Siamo stati anche dentro gli eremi: alle spalle di Monte Sant’Angelo, a Santa Maria di Pulsano. È stata una esperienza molto profonda. Infine, siamo stati i primi al mondo a infilarci con le telecamere nella caverna dei due occhi: una grotta è raggiungibile esclusivamente via mare o attraverso un pedalò o una piccola barchetta, o come hanno fatto i cameramen de “Il Provinciale” calandosi con le corde a mo’ di alpinisti. E, immancabile, una puntatina sui trabucchi storici, rimessi in piedi e resi fruibili per raccontare la pesca tipica di questi luoghi.

Un voto alla Puglia?
Impossibile perché la Puglia è enorme, la Puglia non è una, la Puglia è tanti territori, e non a caso questa regione si chiama “le Puglie”. Proprio come lo stesso Gargano, di cui conoscevo Rodi, o Vieste, località balneari molto di moda, ma poi ho visitato posti incredibili che hanno moltissimo da raccontare. Da proprietario di una masseria in Valle d’Itria, dove pensavo ci fossero le versioni più belle, sono rimasto molto colpito da quelle del Gargano: ce ne sono di bellissime, sono diverse da quelle a cui siamo abituati in Valle d’Itria, ma sono altrettanto vere, con i segni del tempo, autentiche nell’identità, con produzione propria, un vero circuito virtuoso. Masserie di montagna, di foresta, una visione alternativa a quelle arse dal sole della valle, ma altrettanto fedeli a sé stesse. Che è la cosa che più mi affascina, ed è così che mi ha conquistato la mia casa di campagna.

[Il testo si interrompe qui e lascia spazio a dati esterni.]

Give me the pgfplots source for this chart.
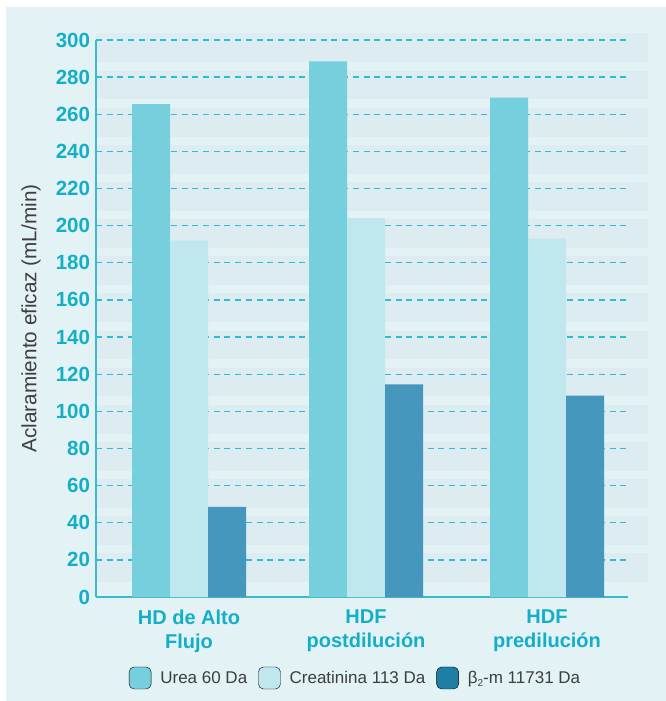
\documentclass[border=0pt]{standalone}
\usepackage{pgfplots}
\pgfplotsset{compat=1.18}
\usepackage{fontspec}
\setmainfont{Liberation Sans}

\definecolor{panel}{HTML}{E2F2F5}
\definecolor{band}{HTML}{DCECF0}
\definecolor{tealtxt}{HTML}{14AEC7}
\definecolor{gridc}{HTML}{2BBDD5}
\definecolor{axisc}{HTML}{3ABACD}
\definecolor{urea}{HTML}{76CFDD}
\definecolor{creat}{HTML}{C0E6EE}
\definecolor{beta}{HTML}{4697BD}
\definecolor{betaleg}{HTML}{1F7EA4}
\definecolor{txtgray}{HTML}{3E3E3E}

\begin{document}
\begin{tikzpicture}[x=1pt,y=1pt]
\useasboundingbox (-96,-104) rectangle (570,597);
\fill[white] (-96,-104) rectangle (570,597);
\fill[panel] (-90,-104) rectangle (570,590);
% soft horizontal stripes behind the plot (557pt for 300 units)
\foreach \v in {20,40,...,300} {
  \fill[band] (0,{(\v-12)*1.85667}) rectangle (552,{(\v+3.5)*1.85667});
}
\begin{axis}[
  at={(0,0)}, anchor=south west,
  scale only axis, width=532pt, height=557pt,
  xmin=0, xmax=532, ymin=0, ymax=300,
  axis x line*=bottom, axis y line*=left,
  axis line style={draw=axisc, line width=1.6pt, -},
  major tick length=0pt,
  ytick={0,20,...,300},
  ymajorgrids,
  major grid style={draw=gridc, line width=1.3pt, dash pattern=on 6pt off 4.7pt},
  xtick={93,270,451},
  xticklabels={HD de Alto\\Flujo, HDF\\postdilución, HDF\\predilución},
  xticklabel style={align=center, text=tealtxt,
    font=\bfseries\fontsize{20}{24}\selectfont, inner sep=6pt, yshift=-6.5pt},
  yticklabel style={text=tealtxt, font=\bfseries\fontsize{20.5}{20.5}\selectfont, xshift=-2.5pt},
  /pgf/number format/assume math mode=true,
  ylabel={Aclaramiento eficaz (mL/min)},
  every axis y label/.style={at={(axis description cs:-0.122,0.5)},
    rotate=90, anchor=center, text=txtgray,
    font=\fontsize{20.7}{20.7}\selectfont},
  ybar, bar width=38pt,
  legend image code/.code={\fill[#1, rounded corners=5pt] (0pt,-11pt) rectangle (22pt,11pt);},
  legend columns=-1,
  legend style={at={(axis description cs:0.486,-0.1454)}, anchor=center,
    draw=none, fill=none, inner sep=0pt,
    font=\fontsize{17}{17}\selectfont, text=txtgray,
    nodes={inner sep=0pt},
    /tikz/every odd column/.style={column sep=9pt},
    /tikz/every even column/.style={column sep=11pt}},
]
\addlegendimage{fill=urea}
\addlegendimage{fill=creat}
\addlegendimage{fill=betaleg}

\addplot[draw=none, fill=urea, bar shift=-38pt]
  coordinates {(93,265.5) (270,288.5) (451,269)};
\addplot[draw=none, fill=creat, bar shift=0pt]
  coordinates {(93,192) (270,204) (451,193)};
\addplot[draw=none, fill=beta, bar shift=38pt]
  coordinates {(93,48.5) (270,114.5) (451,108.5)};

\legend{Urea 60 Da, Creatinina 113 Da,
  β\raisebox{-3.5pt}{\fontsize{10}{10}\selectfont 2}-m 11731 Da}
\end{axis}
\end{tikzpicture}
\end{document}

Quale luogo d’Italia, invece, credi che abbia fatto sentire come a casa anche il tuo fedele compagno a quattro zampe?
Kumash, lui mi segue ovunque, in ogni luogo come a casa. È come noi, ama viaggiare attraverso le storie. È un allegro e fedele compagno di viaggio: un golden retriever di quasi 6 anni dolcissimo e ne combineremo ancora tante insieme.

Infine, non possiamo che chiederti di Decanter. Parlare di vino in radio è uno dei tuoi tanti progetti ambiziosi. Diciamo che anche questa sfida è stata vinta?
Decanter è indiscutibile, e vi svelo una cosa: non si parla di vino. O meglio, c’è il vino del giorno con la degustazione di Andrea Amadei, che è un bravissimo sommelier e ce lo racconta, ma Decanter è politica, è economia, è costume, è territorio, è tutto ciò che ruota intorno al mondo enogastronomico. Tutto quello che conta sono le storie.

Già, le storie sono ciò che rende interessanti le cose. E l’emozione che le storie trasmettono rende potente il racconto. Direbbe così, forse, anche Federico Quaranta.